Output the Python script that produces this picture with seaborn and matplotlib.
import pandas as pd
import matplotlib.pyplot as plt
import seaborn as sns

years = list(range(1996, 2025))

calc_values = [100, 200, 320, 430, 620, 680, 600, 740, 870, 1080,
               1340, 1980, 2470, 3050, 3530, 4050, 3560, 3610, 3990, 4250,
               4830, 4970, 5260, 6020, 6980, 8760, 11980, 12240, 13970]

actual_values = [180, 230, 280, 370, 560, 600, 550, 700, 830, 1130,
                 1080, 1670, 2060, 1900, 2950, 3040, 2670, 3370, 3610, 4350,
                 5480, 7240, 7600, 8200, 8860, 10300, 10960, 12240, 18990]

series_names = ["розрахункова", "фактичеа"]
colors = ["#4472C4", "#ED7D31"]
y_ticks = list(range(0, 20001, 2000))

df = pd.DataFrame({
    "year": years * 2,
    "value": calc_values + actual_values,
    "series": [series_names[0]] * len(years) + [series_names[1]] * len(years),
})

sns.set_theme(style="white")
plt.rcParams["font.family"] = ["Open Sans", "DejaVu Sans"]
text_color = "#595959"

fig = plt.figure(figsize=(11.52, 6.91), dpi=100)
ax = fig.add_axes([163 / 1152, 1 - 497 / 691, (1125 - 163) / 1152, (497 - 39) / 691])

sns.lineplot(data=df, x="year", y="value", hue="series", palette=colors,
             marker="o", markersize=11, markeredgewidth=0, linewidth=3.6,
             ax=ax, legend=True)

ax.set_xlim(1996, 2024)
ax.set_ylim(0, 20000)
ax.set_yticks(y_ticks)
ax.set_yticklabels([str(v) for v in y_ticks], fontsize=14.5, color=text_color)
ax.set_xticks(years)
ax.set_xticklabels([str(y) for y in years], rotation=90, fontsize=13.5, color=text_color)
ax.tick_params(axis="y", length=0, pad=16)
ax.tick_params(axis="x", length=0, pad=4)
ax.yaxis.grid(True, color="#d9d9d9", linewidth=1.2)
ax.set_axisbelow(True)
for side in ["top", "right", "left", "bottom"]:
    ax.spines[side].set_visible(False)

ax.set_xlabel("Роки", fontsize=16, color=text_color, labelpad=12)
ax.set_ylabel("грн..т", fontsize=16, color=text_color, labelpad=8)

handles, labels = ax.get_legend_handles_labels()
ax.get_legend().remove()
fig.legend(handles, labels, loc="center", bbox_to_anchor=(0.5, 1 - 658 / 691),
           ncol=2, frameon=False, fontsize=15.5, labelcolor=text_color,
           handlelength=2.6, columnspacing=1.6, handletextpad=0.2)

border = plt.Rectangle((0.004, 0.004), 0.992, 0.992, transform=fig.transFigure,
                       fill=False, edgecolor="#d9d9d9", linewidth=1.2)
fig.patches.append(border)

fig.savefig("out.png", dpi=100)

--*--

PROBLEM TO WORK ON: Return all the data above once more, precisely as given.

ANSWER IN FULL:
Output the Python script that produces this picture with seaborn and matplotlib.
import pandas as pd
import matplotlib.pyplot as plt
import seaborn as sns

years = list(range(1996, 2025))

calc_values = [100, 200, 320, 430, 620, 680, 600, 740, 870, 1080,
               1340, 1980, 2470, 3050, 3530, 4050, 3560, 3610, 3990, 4250,
               4830, 4970, 5260, 6020, 6980, 8760, 11980, 12240, 13970]

actual_values = [180, 230, 280, 370, 560, 600, 550, 700, 830, 1130,
                 1080, 1670, 2060, 1900, 2950, 3040, 2670, 3370, 3610, 4350,
                 5480, 7240, 7600, 8200, 8860, 10300, 10960, 12240, 18990]

series_names = ["розрахункова", "фактичеа"]
colors = ["#4472C4", "#ED7D31"]
y_ticks = list(range(0, 20001, 2000))

df = pd.DataFrame({
    "year": years * 2,
    "value": calc_values + actual_values,
    "series": [series_names[0]] * len(years) + [series_names[1]] * len(years),
})

sns.set_theme(style="white")
plt.rcParams["font.family"] = ["Open Sans", "DejaVu Sans"]
text_color = "#595959"

fig = plt.figure(figsize=(11.52, 6.91), dpi=100)
ax = fig.add_axes([163 / 1152, 1 - 497 / 691, (1125 - 163) / 1152, (497 - 39) / 691])

sns.lineplot(data=df, x="year", y="value", hue="series", palette=colors,
             marker="o", markersize=11, markeredgewidth=0, linewidth=3.6,
             ax=ax, legend=True)

ax.set_xlim(1996, 2024)
ax.set_ylim(0, 20000)
ax.set_yticks(y_ticks)
ax.set_yticklabels([str(v) for v in y_ticks], fontsize=14.5, color=text_color)
ax.set_xticks(years)
ax.set_xticklabels([str(y) for y in years], rotation=90, fontsize=13.5, color=text_color)
ax.tick_params(axis="y", length=0, pad=16)
ax.tick_params(axis="x", length=0, pad=4)
ax.yaxis.grid(True, color="#d9d9d9", linewidth=1.2)
ax.set_axisbelow(True)
for side in ["top", "right", "left", "bottom"]:
    ax.spines[side].set_visible(False)

ax.set_xlabel("Роки", fontsize=16, color=text_color, labelpad=12)
ax.set_ylabel("грн..т", fontsize=16, color=text_color, labelpad=8)

handles, labels = ax.get_legend_handles_labels()
ax.get_legend().remove()
fig.legend(handles, labels, loc="center", bbox_to_anchor=(0.5, 1 - 658 / 691),
           ncol=2, frameon=False, fontsize=15.5, labelcolor=text_color,
           handlelength=2.6, columnspacing=1.6, handletextpad=0.2)

border = plt.Rectangle((0.004, 0.004), 0.992, 0.992, transform=fig.transFigure,
                       fill=False, edgecolor="#d9d9d9", linewidth=1.2)
fig.patches.append(border)

fig.savefig("out.png", dpi=100)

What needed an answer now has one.